What to actually ship

Three moves, in order of how much they pay:

A flip- or confidence-based early exit. Track the running answer; when the flip ratio over a window crosses $1.0$ , or answer entropy stops falling, stop. This is the cheapest win and it's a few lines around your existing decode loop.
Per-difficulty budgets. Cheap a-priori difficulty proxy in, budget out. Stop spending hard-problem tokens on easy problems.
Pick your $\lambda$ on purpose. The price you'll pay per accuracy point is a business decision. Set it, drop the tangent on your measured curve, stop there.

Honesty

Let me be precise about what's load-bearing and what's illustrative. The specific numbers — peak $\approx 12\text{K}$ on AIME, $\approx 10\text{K}$ on GPQA, flip ratio $\approx 1.09$ at $\approx 7\text{K}$ with $p \approx 0.038$ , the $\sim 7.5\times$ budget spread — are measured on specific models and benchmarks (R1-32B / s1-32B on AIME / GPQA Diamond). They are the measured shape, not universal constants; recalibrate on your own traffic. The quadratic $\text{Acc}(t)$ is an interpolation for the demo, not the paper's fit — don't quote the parabola as a finding. And $\lambda$ is a knob you choose, so any "X% compute saved for Y points" you read off the demo is a property of that curve and that $\lambda$ , illustrating the tradeoff, not a guaranteed return. The defensible claim is the qualitative one, and it's strong: the curve has a peak, the flip ratio warns you before it, and there is a computable place to stop.

Where this points

The defensible move isn't "think more." It's "know your $\lambda$ ." I run decentralized inference at B3, where I'm paying per token across an open-weight fleet, so "is this marginal token earning its keep?" isn't academic — it's the unit economics. An open-weight fleet across sizes is already a natural cost/quality ladder, which makes it the right substrate for adaptive budgets: spend hard-problem tokens on hard problems, exit easy ones the moment the flip ratio turns, and let each request's $\lambda$ encode your cost stance instead of a flat budget that overthinks half your traffic.

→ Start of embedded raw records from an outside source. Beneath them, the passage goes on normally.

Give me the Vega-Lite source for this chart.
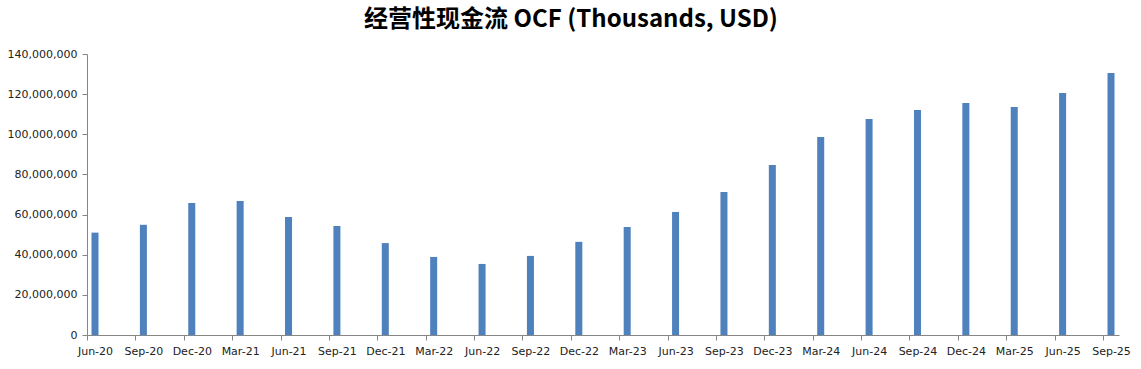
{
  "$schema": "https://vega.github.io/schema/vega-lite/v6.json",
  "autosize": {"type": "none"},
  "width": 1032,
  "height": 281,
  "padding": {"left": 87, "top": 54, "right": 22, "bottom": 34},
  "background": "white",
  "title": {
    "text": "经营性现金流 OCF (Thousands, USD)",
    "font": "Noto Sans CJK SC",
    "fontSize": 24,
    "fontWeight": "bold",
    "color": "#000000",
    "anchor": "middle",
    "dx": -32,
    "offset": 16
  },
  "data": {
    "values": [
      {"q": "Jun-20", "v": 51000000},
      {"q": "Sep-20", "v": 54900000},
      {"q": "Dec-20", "v": 65800000},
      {"q": "Mar-21", "v": 66800000},
      {"q": "Jun-21", "v": 58800000},
      {"q": "Sep-21", "v": 54300000},
      {"q": "Dec-21", "v": 45800000},
      {"q": "Mar-22", "v": 38900000},
      {"q": "Jun-22", "v": 35400000},
      {"q": "Sep-22", "v": 39400000},
      {"q": "Dec-22", "v": 46400000},
      {"q": "Mar-23", "v": 53800000},
      {"q": "Jun-23", "v": 61300000},
      {"q": "Sep-23", "v": 71300000},
      {"q": "Dec-23", "v": 84700000},
      {"q": "Mar-24", "v": 98700000},
      {"q": "Jun-24", "v": 107600000},
      {"q": "Sep-24", "v": 112100000},
      {"q": "Dec-24", "v": 115600000},
      {"q": "Mar-25", "v": 113600000},
      {"q": "Jun-25", "v": 120600000},
      {"q": "Sep-25", "v": 130500000}
    ]
  },
  "mark": {"type": "bar", "color": "#4F81BD"},
  "encoding": {
    "x": {
      "field": "q",
      "type": "ordinal",
      "sort": null,
      "scale": {"paddingInner": 0.855, "paddingOuter": 0.093, "round": false},
      "axis": {
        "title": null,
        "labelAngle": 0,
        "labelFont": "DejaVu Sans",
        "labelFontSize": 11,
        "labelColor": "#222222",
        "labelPadding": 5,
        "tickOffset": -8,
        "labelOffset": 8,
        "tickSize": 5,
        "tickColor": "#868686",
        "domainColor": "#868686",
        "grid": false
      }
    },
    "y": {
      "field": "v",
      "type": "quantitative",
      "scale": {"domain": [0, 140000000], "nice": false},
      "axis": {
        "title": null,
        "values": [0, 20000000, 40000000, 60000000, 80000000, 100000000, 120000000, 140000000],
        "format": ",d",
        "labelFont": "DejaVu Sans",
        "labelFontSize": 11,
        "labelColor": "#222222",
        "labelPadding": 5,
        "tickSize": 5,
        "tickColor": "#868686",
        "domainColor": "#868686",
        "grid": false
      }
    }
  },
  "config": {"view": {"stroke": null}}
}
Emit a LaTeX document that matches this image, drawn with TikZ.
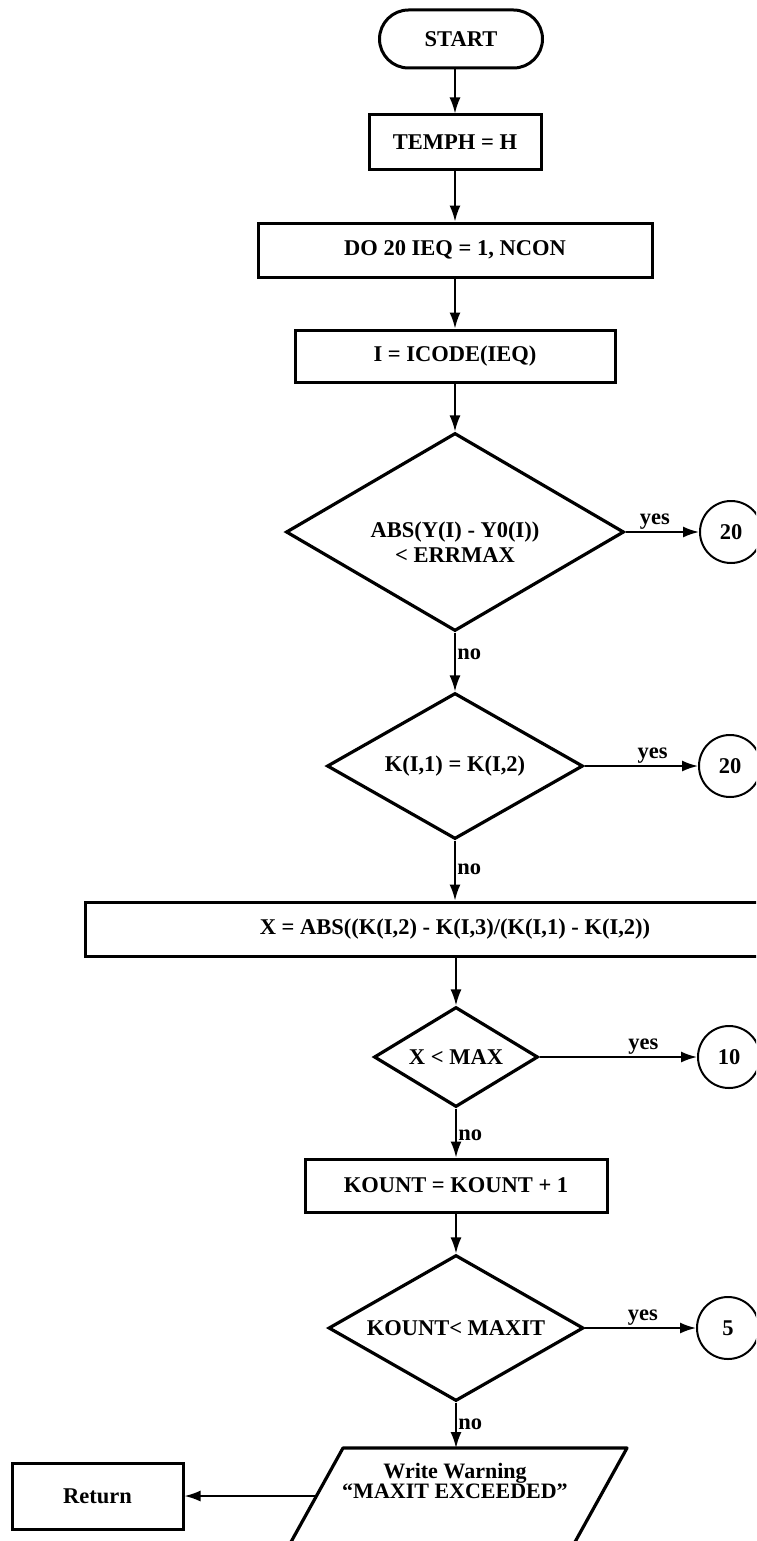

So here's the builder's challenge. Wire a flip-ratio early exit into your serving loop — track the running answer, stop when $N^-/N^+$ crosses $1.0$ — and measure the tokens you save against the accuracy you keep. Then show me the number. The expensive part of test-time scaling was never the thinking. It's knowing when to stop, and now you can compute it.

Built from the primary papers, May 2026. The mechanism and the metrics come from When More Thinking Hurts and The Art of Scaling Test-Time Compute, with independent corroboration of the decline. The quadratic accuracy curve is my own interpolation for the sliders; every specific token count and p-value is the paper's, and model-specific — flagged inline so no one quotes the parabola or treats the ~7K crossover as a universal constant.